# Given request
Set down, please, exactly the lines below that run from the line with "The picture is" to the line with "var seriesLabel = 'GPS\u2212only", both lines included.

# Dataset section

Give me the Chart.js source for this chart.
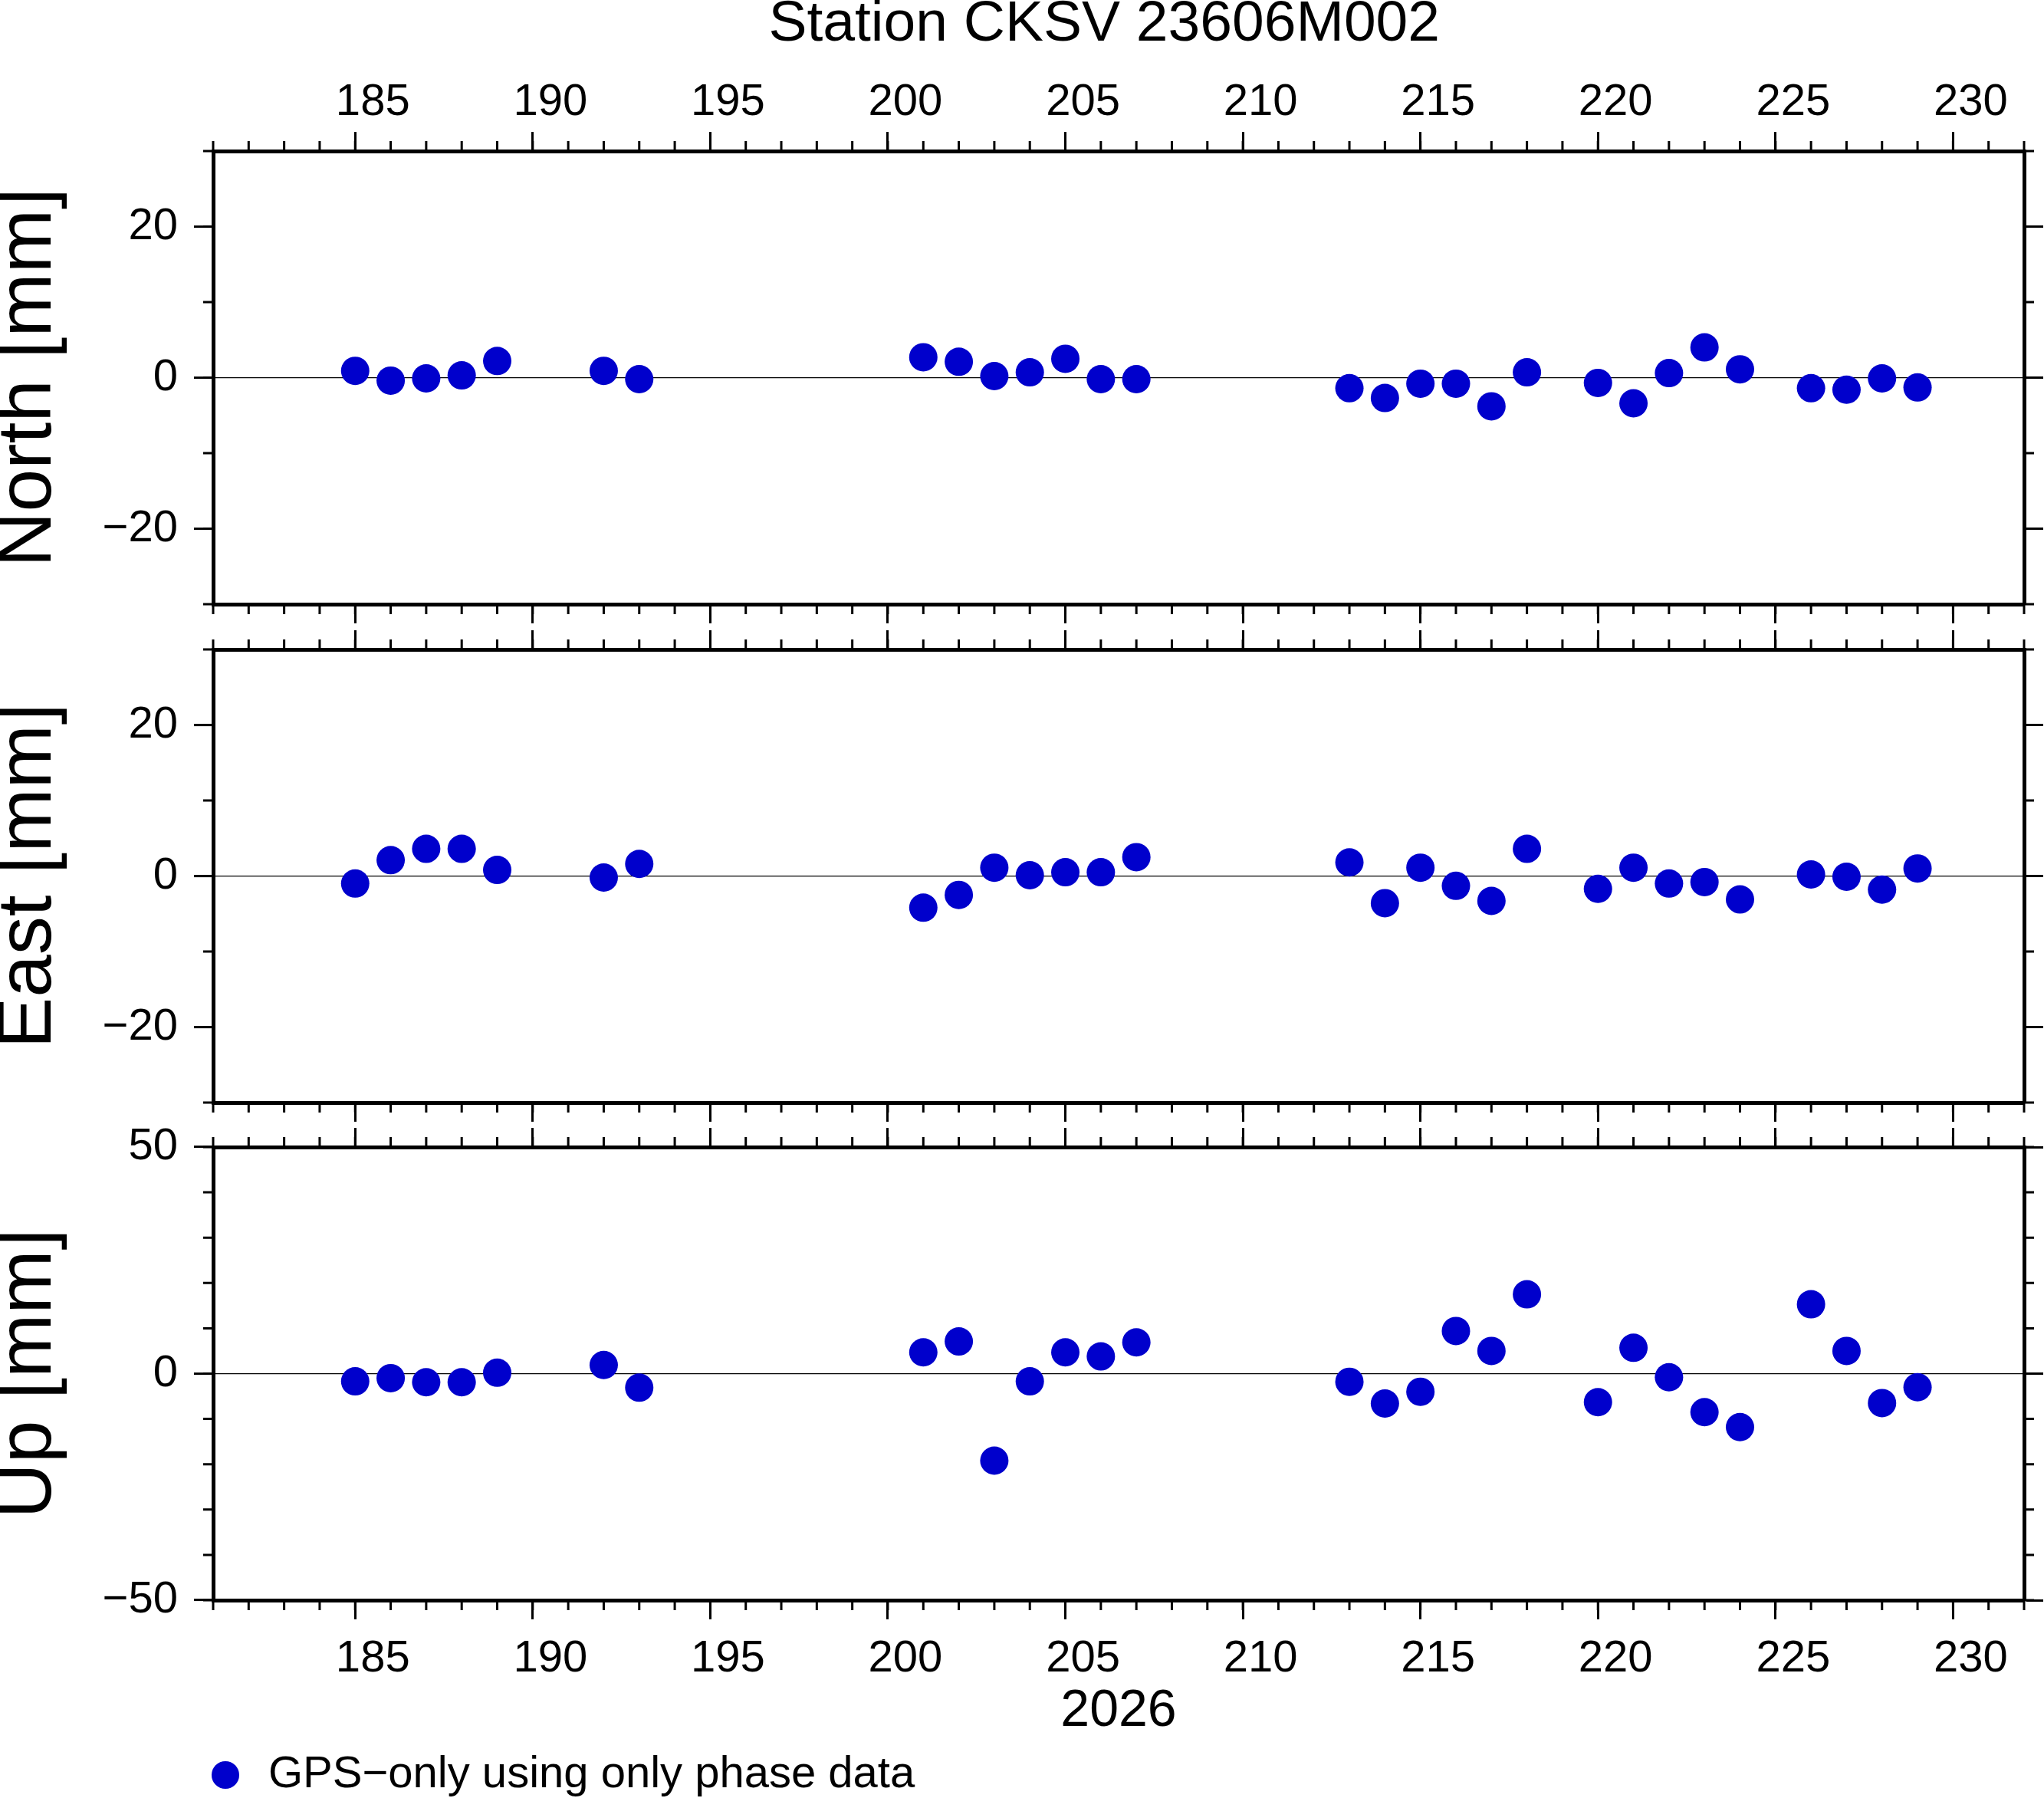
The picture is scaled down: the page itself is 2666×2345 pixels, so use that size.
<!DOCTYPE html>
<html>
<head>
<meta charset="utf-8">
<script src="https://cdn.jsdelivr.net/npm/chart.js@4.4.1/dist/chart.umd.min.js"></script>
<style>
html, body { margin: 0; padding: 0; background: #fff; overflow: hidden; }
#wrap { position: relative; width: 2666px; height: 2345px; overflow: hidden; background: #fff; }
canvas { position: absolute; left: 0; top: 0; }
</style>
</head>
<body>
<div id="wrap">
  <canvas id="north_chart" width="2666" height="2345"></canvas>
  <canvas id="east_chart" width="2666" height="2400"></canvas>
  <canvas id="up_chart" width="2666" height="2345"></canvas>
</div>
<script>
// day of year 2026
var days = [185, 186, 187, 188, 189, 192, 193, 201, 202, 203, 204, 205, 206, 207,
            213, 214, 215, 216, 217, 218, 220, 221, 222, 223, 224, 226, 227, 228, 229];

// residuals in mm
var northValues = [0.9, -0.4, -0.1, 0.3, 2.2, 0.9, -0.2, 2.7, 2.1, 0.2, 0.7, 2.5, -0.2, -0.2,
                   -1.4, -2.7, -0.8, -0.8, -3.8, 0.7, -0.7, -3.4, 0.6, 4.0, 1.1, -1.4, -1.6, -0.1, -1.3];
var eastValues = [-1.0, 2.1, 3.6, 3.6, 0.8, -0.2, 1.6, -4.2, -2.5, 1.1, 0.1, 0.5, 0.5, 2.5,
                  1.8, -3.6, 1.1, -1.3, -3.3, 3.6, -1.7, 1.1, -1.0, -0.8, -3.1, 0.2, -0.1, -1.8, 1.0];
var upValues = [-1.7, -1.0, -1.9, -1.9, 0.2, 1.9, -3.1, 4.7, 7.1, -19.2, -1.7, 4.7, 3.8, 6.9,
                -1.8, -6.6, -4.0, 9.4, 5.0, 17.5, -6.3, 5.7, -0.8, -8.5, -11.8, 15.3, 5.0, -6.5, -3.0];

var dayTicks = [185, 190, 195, 200, 205, 210, 215, 220, 225, 230];
var horizTicks = [-20, 0, 20];
var upTicks = [-50, 0, 50];

var titleText = 'Station CKSV 23606M002\u2002';
var yearLabel = '2026';
var seriesLabel = 'GPS\u2212only using only phase data';

Chart.defaults.font.family = "'Liberation Sans', Arial, Helvetica, sans-serif";
Chart.defaults.color = '#000';

var DOT_COLOR = '#0000cc';
var FONT_TICK = 58;

function formatTick(v) {
    return v < 0 ? '\u2212' + Math.abs(v) : String(v);
}

function fixedTicks(list) {
    return function (scale) {
        scale.ticks = list.map(function (v) { return { value: v }; });
    };
}

// GMT style minor ticks, every day / every 10 mm
var minorTicks = {
    id: 'minorTicks',
    afterDraw: function (chart, args, opts) {
        var ctx = chart.ctx;
        var area = chart.chartArea;
        var len = 13;
        ctx.save();
        ctx.strokeStyle = '#000';
        ctx.lineWidth = 3;
        ctx.beginPath();
        Object.keys(chart.scales).forEach(function (id) {
            var scale = chart.scales[id];
            var step = opts.steps[id];
            if (!step) {
                return;
            }
            for (var v = scale.min; v <= scale.max + 1e-9; v += step) {
                var p = scale.getPixelForValue(v);
                if (scale.position === 'top') {
                    ctx.moveTo(p, area.top);
                    ctx.lineTo(p, area.top - len);
                } else if (scale.position === 'bottom') {
                    ctx.moveTo(p, area.bottom);
                    ctx.lineTo(p, area.bottom + len);
                } else if (scale.position === 'left') {
                    ctx.moveTo(area.left, p);
                    ctx.lineTo(area.left - len, p);
                } else {
                    ctx.moveTo(area.right, p);
                    ctx.lineTo(area.right + len, p);
                }
            }
        });
        ctx.stroke();
        ctx.restore();
    }
};

function drawPanel(id, values, yMin, yMax, yTicks, yTitle, cfg) {
    var element = document.getElementById(id);
    if (!element) {
        return;
    }

    var frame = { display: true, width: 5, color: '#000' };
    var tickGrid = { drawOnChartArea: false, tickLength: 25, tickWidth: 3, tickColor: '#000' };

    var config = {
        type: 'scatter',
        data: {
            datasets: [{
                label: seriesLabel,
                data: days.map(function (d, i) { return { x: d, y: values[i] }; }),
                backgroundColor: DOT_COLOR,
                borderColor: DOT_COLOR,
                borderWidth: 0,
                pointRadius: 18.5,
                pointHoverRadius: 18.5,
                pointStyle: 'circle'
            }]
        },
        options: {
            responsive: false,
            animation: false,
            devicePixelRatio: 1,
            events: [],
            layout: {
                padding: { left: 0, right: 0, top: 0, bottom: cfg.padBottom }
            },
            scales: {
                x: {
                    type: 'linear',
                    position: 'bottom',
                    min: 181,
                    max: 232,
                    afterBuildTicks: fixedTicks(dayTicks),
                    afterFit: function (scale) { scale.height = cfg.bottomHeight; },
                    ticks: {
                        display: cfg.bottomLabels,
                        font: { size: FONT_TICK },
                        padding: 17,
                        labelOffset: 23,
                        maxRotation: 0,
                        autoSkip: false,
                        callback: formatTick
                    },
                    grid: tickGrid,
                    border: frame,
                    title: {
                        display: cfg.bottomLabels,
                        text: yearLabel,
                        font: { size: 68, lineHeight: 1 },
                        padding: { top: 0, bottom: 79 }
                    }
                },
                xt: {
                    type: 'linear',
                    position: 'top',
                    min: 181,
                    max: 232,
                    afterBuildTicks: fixedTicks(dayTicks),
                    afterFit: function (scale) { scale.height = cfg.topHeight; },
                    ticks: {
                        display: cfg.topLabels,
                        font: { size: FONT_TICK },
                        padding: 3,
                        labelOffset: 23,
                        maxRotation: 0,
                        autoSkip: false,
                        callback: formatTick
                    },
                    grid: tickGrid,
                    border: frame
                },
                y: {
                    type: 'linear',
                    position: 'left',
                    min: yMin,
                    max: yMax,
                    afterBuildTicks: fixedTicks(yTicks),
                    afterFit: function (scale) { scale.width = 278; },
                    ticks: {
                        font: { size: FONT_TICK },
                        padding: 21,
                        callback: formatTick
                    },
                    grid: {
                        drawOnChartArea: true,
                        color: function (c) {
                            return c.tick && c.tick.value === 0 ? '#000' : 'rgba(0,0,0,0)';
                        },
                        lineWidth: 1.2,
                        tickLength: 25,
                        tickWidth: 3,
                        tickColor: '#000'
                    },
                    border: frame,
                    title: {
                        display: true,
                        text: yTitle,
                        font: { size: 100, lineHeight: 0.76 },
                        padding: 0
                    }
                },
                yr: {
                    type: 'linear',
                    position: 'right',
                    min: yMin,
                    max: yMax,
                    afterBuildTicks: fixedTicks(yTicks),
                    afterFit: function (scale) { scale.width = 26; },
                    ticks: { display: false },
                    grid: tickGrid,
                    border: frame
                }
            },
            plugins: {
                // the legend sits under the whole figure, the east canvas carries it
                legend: {
                    display: cfg.legend,
                    position: 'bottom',
                    align: 'start',
                    fullSize: true,
                    labels: {
                        usePointStyle: true,
                        pointStyle: 'circle',
                        boxWidth: 54,
                        boxHeight: 25.5,
                        padding: 267,
                        color: '#000',
                        font: { size: FONT_TICK }
                    }
                },
                title: {
                    display: cfg.title,
                    text: titleText,
                    fullSize: false,
                    color: '#000',
                    font: { size: 75, weight: 'normal', lineHeight: 0.8 },
                    padding: { top: 2, bottom: 0 }
                },
                tooltip: { enabled: false },
                minorTicks: {
                    steps: { x: 1, xt: 1, y: 10, yr: 10 }
                }
            }
        },
        plugins: [minorTicks]
    };

    new Chart(element, config);
}

drawPanel('north_chart', northValues, -30, 30, horizTicks, 'North [mm]', {
    title: true, legend: false, topLabels: true, bottomLabels: false,
    topHeight: 135, bottomHeight: 1557, padBottom: 0
});
drawPanel('east_chart', eastValues, -30, 30, horizTicks, 'East [mm]', {
    title: false, legend: true, topLabels: false, bottomLabels: false,
    topHeight: 847, bottomHeight: 581, padBottom: 46
});
drawPanel('up_chart', upValues, -50, 50, upTicks, 'Up [mm]', {
    title: false, legend: false, topLabels: false, bottomLabels: true,
    topHeight: 1496, bottomHeight: 258, padBottom: 0
});
</script>
</body>
</html>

# Exercise result
The picture is scaled down: the page itself is 2666×2345 pixels, so use that size.
<!DOCTYPE html>
<html>
<head>
<meta charset="utf-8">
<script src="https://cdn.jsdelivr.net/npm/chart.js@4.4.1/dist/chart.umd.min.js"></script>
<style>
html, body { margin: 0; padding: 0; background: #fff; overflow: hidden; }
#wrap { position: relative; width: 2666px; height: 2345px; overflow: hidden; background: #fff; }
canvas { position: absolute; left: 0; top: 0; }
</style>
</head>
<body>
<div id="wrap">
  <canvas id="north_chart" width="2666" height="2345"></canvas>
  <canvas id="east_chart" width="2666" height="2400"></canvas>
  <canvas id="up_chart" width="2666" height="2345"></canvas>
</div>
<script>
// day of year 2026
var days = [185, 186, 187, 188, 189, 192, 193, 201, 202, 203, 204, 205, 206, 207,
            213, 214, 215, 216, 217, 218, 220, 221, 222, 223, 224, 226, 227, 228, 229];

// residuals in mm
var northValues = [0.9, -0.4, -0.1, 0.3, 2.2, 0.9, -0.2, 2.7, 2.1, 0.2, 0.7, 2.5, -0.2, -0.2,
                   -1.4, -2.7, -0.8, -0.8, -3.8, 0.7, -0.7, -3.4, 0.6, 4.0, 1.1, -1.4, -1.6, -0.1, -1.3];
var eastValues = [-1.0, 2.1, 3.6, 3.6, 0.8, -0.2, 1.6, -4.2, -2.5, 1.1, 0.1, 0.5, 0.5, 2.5,
                  1.8, -3.6, 1.1, -1.3, -3.3, 3.6, -1.7, 1.1, -1.0, -0.8, -3.1, 0.2, -0.1, -1.8, 1.0];
var upValues = [-1.7, -1.0, -1.9, -1.9, 0.2, 1.9, -3.1, 4.7, 7.1, -19.2, -1.7, 4.7, 3.8, 6.9,
                -1.8, -6.6, -4.0, 9.4, 5.0, 17.5, -6.3, 5.7, -0.8, -8.5, -11.8, 15.3, 5.0, -6.5, -3.0];

var dayTicks = [185, 190, 195, 200, 205, 210, 215, 220, 225, 230];
var horizTicks = [-20, 0, 20];
var upTicks = [-50, 0, 50];

var titleText = 'Station CKSV 23606M002\u2002';
var yearLabel = '2026';
var seriesLabel = 'GPS\u2212only using only phase data';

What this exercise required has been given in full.